Robotic Total Stations
Article

Robotic Total Stations

 

Servomotors move the total-station telescope horizontally and vertically to detect the prism. When detected, the system “zooms in”, aims, and locks onto the reflector of high accuracy. A Robotic Total Station: I know what it is, I know what it does, but how does it work?
Several instruments listed in the product survey on high-end total-stations are able automatically to detect, recognise, aim and lock onto a prism. These ­ so-called Robotic total Stations (RTS) were first introduced by ­Geodimeter in 1990 and are equipped with servomotors for automatically rotating the instrument horizontally and vertically, and an Advanced Tracking Sensor (ATS) for tracking the prism. A communication link between the RTS and prism pole makes it possible for just one operator to carry out a survey, controlling the instrument from the prism pole. RTS also enables unmanned deformation monitoring. Usually the communication link is established by radio signals, but some systems also use infrared signals.

The introduction of RTS enabled surveyors to increase productivity; for example, in carrying out measurements for the creation of digital elevation models, as-built checking and hydrographic surveys. However, the automated guidance of dozers, graders, excavators, harvesters, tractors and scrapers, in short, machine guidance, became the major new application. RTS is also often used for unmanned deformation guidance in constructions such as dams and plant chimneys. For land-survey applications the most beneficial feature is that one surveyor can do the job, thus saving time and money. Accuracy is high, even under conditions of low visibility (night).

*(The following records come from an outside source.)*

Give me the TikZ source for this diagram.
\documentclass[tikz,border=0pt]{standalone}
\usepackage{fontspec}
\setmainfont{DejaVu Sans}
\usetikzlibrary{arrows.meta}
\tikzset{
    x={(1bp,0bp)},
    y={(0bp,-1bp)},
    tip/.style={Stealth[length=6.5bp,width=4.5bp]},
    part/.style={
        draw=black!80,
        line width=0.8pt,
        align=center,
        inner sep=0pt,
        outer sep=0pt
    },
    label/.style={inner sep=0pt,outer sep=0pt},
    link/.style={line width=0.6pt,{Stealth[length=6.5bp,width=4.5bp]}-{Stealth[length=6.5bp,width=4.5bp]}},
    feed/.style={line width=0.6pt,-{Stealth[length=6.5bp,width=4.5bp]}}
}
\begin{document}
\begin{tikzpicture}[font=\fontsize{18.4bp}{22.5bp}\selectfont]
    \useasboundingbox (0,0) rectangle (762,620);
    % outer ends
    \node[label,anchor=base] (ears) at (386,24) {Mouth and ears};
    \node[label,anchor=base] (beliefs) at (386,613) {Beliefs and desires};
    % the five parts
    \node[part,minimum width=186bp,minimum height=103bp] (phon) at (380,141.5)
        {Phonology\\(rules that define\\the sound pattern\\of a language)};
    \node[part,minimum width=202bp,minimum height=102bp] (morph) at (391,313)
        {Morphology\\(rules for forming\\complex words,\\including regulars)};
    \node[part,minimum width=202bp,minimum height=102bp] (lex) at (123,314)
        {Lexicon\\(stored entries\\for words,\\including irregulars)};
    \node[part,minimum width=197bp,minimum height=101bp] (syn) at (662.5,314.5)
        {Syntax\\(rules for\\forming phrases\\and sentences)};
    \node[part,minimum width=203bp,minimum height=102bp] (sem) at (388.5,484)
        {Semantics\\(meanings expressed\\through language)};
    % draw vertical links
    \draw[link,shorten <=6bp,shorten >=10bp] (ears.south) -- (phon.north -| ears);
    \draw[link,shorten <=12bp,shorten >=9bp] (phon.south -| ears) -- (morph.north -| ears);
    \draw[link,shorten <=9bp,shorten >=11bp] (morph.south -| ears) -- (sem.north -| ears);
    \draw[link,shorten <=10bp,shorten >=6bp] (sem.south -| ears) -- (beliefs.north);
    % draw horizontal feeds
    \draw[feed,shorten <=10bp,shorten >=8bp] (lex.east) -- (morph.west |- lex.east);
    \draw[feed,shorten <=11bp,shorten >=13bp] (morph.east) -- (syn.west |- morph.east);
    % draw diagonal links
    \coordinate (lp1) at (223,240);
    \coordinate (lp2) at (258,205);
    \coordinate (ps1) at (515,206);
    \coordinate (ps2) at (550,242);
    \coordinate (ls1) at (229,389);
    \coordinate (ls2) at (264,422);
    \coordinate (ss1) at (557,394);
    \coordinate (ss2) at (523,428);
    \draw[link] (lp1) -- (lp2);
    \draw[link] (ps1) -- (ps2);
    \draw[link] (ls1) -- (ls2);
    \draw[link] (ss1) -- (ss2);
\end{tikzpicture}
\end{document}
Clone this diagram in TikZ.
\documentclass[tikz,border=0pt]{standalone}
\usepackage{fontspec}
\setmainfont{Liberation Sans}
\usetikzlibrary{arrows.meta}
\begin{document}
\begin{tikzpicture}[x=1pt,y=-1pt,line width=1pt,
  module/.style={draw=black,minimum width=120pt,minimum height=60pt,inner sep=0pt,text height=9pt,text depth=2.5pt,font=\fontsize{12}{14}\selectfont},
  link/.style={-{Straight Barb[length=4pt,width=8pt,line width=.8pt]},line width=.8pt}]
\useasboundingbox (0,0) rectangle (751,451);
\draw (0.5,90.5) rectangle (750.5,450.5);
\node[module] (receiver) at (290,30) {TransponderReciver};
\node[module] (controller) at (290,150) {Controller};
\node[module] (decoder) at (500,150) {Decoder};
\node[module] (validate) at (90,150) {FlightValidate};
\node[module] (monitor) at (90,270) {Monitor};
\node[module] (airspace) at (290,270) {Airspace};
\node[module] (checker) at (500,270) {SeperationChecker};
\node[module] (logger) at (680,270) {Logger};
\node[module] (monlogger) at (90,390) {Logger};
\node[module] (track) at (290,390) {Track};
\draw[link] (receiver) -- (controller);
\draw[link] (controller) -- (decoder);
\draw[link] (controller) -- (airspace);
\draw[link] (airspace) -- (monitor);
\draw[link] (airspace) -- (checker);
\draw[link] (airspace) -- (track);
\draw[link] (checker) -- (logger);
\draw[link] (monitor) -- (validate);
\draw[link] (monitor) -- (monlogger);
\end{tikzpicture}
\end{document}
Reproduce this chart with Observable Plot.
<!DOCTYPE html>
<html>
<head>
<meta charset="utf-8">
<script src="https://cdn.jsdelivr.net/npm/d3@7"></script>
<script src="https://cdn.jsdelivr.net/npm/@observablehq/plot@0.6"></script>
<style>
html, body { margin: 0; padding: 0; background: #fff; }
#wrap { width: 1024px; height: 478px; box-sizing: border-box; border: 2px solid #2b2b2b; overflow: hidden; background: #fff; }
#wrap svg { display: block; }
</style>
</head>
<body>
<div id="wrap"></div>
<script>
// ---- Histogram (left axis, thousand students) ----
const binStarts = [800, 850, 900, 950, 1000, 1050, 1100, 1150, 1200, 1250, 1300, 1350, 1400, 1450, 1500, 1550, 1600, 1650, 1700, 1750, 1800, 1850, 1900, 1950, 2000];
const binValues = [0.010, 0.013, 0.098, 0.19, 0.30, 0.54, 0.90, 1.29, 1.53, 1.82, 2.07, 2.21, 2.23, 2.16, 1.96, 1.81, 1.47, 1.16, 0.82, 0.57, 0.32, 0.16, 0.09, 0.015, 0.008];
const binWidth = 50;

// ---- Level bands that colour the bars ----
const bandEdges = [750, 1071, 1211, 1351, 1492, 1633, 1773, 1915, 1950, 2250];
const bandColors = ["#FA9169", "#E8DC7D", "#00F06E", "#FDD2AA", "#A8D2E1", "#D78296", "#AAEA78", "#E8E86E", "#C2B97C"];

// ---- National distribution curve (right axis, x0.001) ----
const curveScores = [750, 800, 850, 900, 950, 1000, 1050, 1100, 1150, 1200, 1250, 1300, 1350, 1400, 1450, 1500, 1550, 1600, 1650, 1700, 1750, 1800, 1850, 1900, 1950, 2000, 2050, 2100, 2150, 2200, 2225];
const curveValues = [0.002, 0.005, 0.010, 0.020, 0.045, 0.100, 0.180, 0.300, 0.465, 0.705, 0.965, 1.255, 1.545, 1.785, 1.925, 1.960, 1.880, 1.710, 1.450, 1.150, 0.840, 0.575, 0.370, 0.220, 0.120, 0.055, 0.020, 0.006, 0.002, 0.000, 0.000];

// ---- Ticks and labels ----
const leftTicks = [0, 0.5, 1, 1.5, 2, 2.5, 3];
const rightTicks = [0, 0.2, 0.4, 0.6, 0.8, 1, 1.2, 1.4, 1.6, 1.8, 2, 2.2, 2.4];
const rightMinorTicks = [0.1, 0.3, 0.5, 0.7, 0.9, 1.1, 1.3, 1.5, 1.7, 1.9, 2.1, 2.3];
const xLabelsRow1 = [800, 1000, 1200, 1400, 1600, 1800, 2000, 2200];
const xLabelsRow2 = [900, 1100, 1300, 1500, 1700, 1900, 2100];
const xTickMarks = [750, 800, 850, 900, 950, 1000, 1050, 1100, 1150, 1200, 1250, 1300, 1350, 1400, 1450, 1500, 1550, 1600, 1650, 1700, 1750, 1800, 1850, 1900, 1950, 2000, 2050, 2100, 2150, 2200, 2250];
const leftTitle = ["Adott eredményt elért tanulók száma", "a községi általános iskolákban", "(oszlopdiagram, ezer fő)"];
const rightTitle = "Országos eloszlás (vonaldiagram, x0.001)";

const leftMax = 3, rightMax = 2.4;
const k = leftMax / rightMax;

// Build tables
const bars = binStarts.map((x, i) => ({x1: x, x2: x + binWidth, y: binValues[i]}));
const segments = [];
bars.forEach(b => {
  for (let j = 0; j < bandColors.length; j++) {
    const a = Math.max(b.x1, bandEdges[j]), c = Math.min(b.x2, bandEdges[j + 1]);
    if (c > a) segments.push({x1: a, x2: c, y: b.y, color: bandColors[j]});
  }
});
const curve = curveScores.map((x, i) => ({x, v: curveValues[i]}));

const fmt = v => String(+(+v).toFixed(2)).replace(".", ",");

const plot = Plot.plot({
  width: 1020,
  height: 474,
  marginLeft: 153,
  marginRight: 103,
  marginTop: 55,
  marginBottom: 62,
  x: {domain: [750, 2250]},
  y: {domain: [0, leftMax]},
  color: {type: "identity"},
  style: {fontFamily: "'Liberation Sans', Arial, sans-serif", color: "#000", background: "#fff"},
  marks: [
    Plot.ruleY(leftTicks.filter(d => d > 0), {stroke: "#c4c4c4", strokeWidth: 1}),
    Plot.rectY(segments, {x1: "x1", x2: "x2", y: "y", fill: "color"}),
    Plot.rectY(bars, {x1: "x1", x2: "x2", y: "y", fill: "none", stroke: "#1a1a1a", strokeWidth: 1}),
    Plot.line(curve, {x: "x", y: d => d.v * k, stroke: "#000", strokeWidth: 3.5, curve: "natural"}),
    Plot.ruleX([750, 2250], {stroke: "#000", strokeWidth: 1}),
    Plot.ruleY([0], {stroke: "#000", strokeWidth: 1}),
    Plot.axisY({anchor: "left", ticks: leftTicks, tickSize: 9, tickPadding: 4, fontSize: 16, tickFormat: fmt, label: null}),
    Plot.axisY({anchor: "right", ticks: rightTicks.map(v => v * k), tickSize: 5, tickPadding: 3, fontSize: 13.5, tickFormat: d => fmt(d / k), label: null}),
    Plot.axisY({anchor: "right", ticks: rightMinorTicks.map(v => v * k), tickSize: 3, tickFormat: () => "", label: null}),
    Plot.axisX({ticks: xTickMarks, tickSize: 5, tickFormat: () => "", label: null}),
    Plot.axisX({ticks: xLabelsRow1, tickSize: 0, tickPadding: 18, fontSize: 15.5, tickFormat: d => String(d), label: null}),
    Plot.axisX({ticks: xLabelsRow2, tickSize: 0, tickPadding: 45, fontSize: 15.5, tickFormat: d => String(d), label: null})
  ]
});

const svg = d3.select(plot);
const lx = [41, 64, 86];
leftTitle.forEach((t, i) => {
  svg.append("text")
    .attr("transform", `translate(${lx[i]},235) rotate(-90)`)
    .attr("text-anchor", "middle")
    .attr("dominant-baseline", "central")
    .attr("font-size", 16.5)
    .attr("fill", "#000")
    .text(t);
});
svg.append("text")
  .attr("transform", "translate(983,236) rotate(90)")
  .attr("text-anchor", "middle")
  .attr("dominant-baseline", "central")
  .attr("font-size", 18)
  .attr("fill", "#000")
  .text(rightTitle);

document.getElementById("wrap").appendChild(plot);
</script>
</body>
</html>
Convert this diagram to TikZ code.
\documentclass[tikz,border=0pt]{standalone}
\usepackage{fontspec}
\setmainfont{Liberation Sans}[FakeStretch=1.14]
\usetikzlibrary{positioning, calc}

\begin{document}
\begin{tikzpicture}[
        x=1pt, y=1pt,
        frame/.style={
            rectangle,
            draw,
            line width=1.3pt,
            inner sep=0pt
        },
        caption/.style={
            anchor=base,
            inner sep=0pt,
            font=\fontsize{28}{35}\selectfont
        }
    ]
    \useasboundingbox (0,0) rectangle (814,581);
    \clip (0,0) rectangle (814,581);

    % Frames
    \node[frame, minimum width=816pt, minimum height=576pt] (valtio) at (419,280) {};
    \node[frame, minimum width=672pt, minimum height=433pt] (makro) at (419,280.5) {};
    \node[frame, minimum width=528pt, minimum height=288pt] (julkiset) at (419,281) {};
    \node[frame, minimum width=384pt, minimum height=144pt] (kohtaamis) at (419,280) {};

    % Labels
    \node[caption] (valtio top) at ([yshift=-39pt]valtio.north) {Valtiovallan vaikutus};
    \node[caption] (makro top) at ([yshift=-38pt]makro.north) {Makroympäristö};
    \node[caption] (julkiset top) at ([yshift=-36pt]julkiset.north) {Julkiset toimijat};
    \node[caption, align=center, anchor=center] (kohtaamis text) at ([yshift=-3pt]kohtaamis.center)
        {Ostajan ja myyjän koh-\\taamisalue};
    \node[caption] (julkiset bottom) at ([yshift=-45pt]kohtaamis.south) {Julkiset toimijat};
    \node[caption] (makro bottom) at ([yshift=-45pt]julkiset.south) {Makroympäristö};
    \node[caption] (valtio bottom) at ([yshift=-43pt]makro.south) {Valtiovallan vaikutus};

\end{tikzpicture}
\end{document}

A total station may be called robotic if it is able automatic­ally to follow a prism moving through 3D space; key to this feature is the communication link between base-station and prism pole. In the almost twenty years of RTS a diversity of communication solutions have been developed. The first stations were aimed by measuring the strength of the laser-beam reflected at the prism and locking onto its max­imum. They were able to find prisms only when these were mounted on approximately known positions, and they were actually suited only for deformation survey. With time came more advanced solutions. New developments focused particularly on avoiding loss of contact while the prism was moving, and automatically tracing it when loss of contact had occurred. Today RTSs use CCD (charge coupled device) or CMOS (complementary metal-oxide-semiconductor) imaging sensors to track the prism. These sensors increase the field of view, so that there is no longer any need to know the approximate location of the prism. By computing the shift indicated by the imaging sensor they even allow accurate measurement when the prism is not in line with the optical axis of the theodelite.

To avoid loss of contact caused, for example, by interruption of the signal by a vehicle driving between base-station and prism, software is used that predicts the prism’s path. This may often, but not always prevent loss of contact. To re-establish contact after loss, solutions have been developed based on making a quick laser scan of the broad environment, a technology Leica has termed Power Search. Another method makes use of active prisms. Unlike their passive counterparts, active prisms themselves generate signals that are received by the base-station and direct targeting of the prism. Use of active sensors also avoids faulty aiming at reflective objects, such as traffic signs, windows or vehicle mirrors. The ability to generate signals on the prism side comes at a price: increased complexity, cost and weight.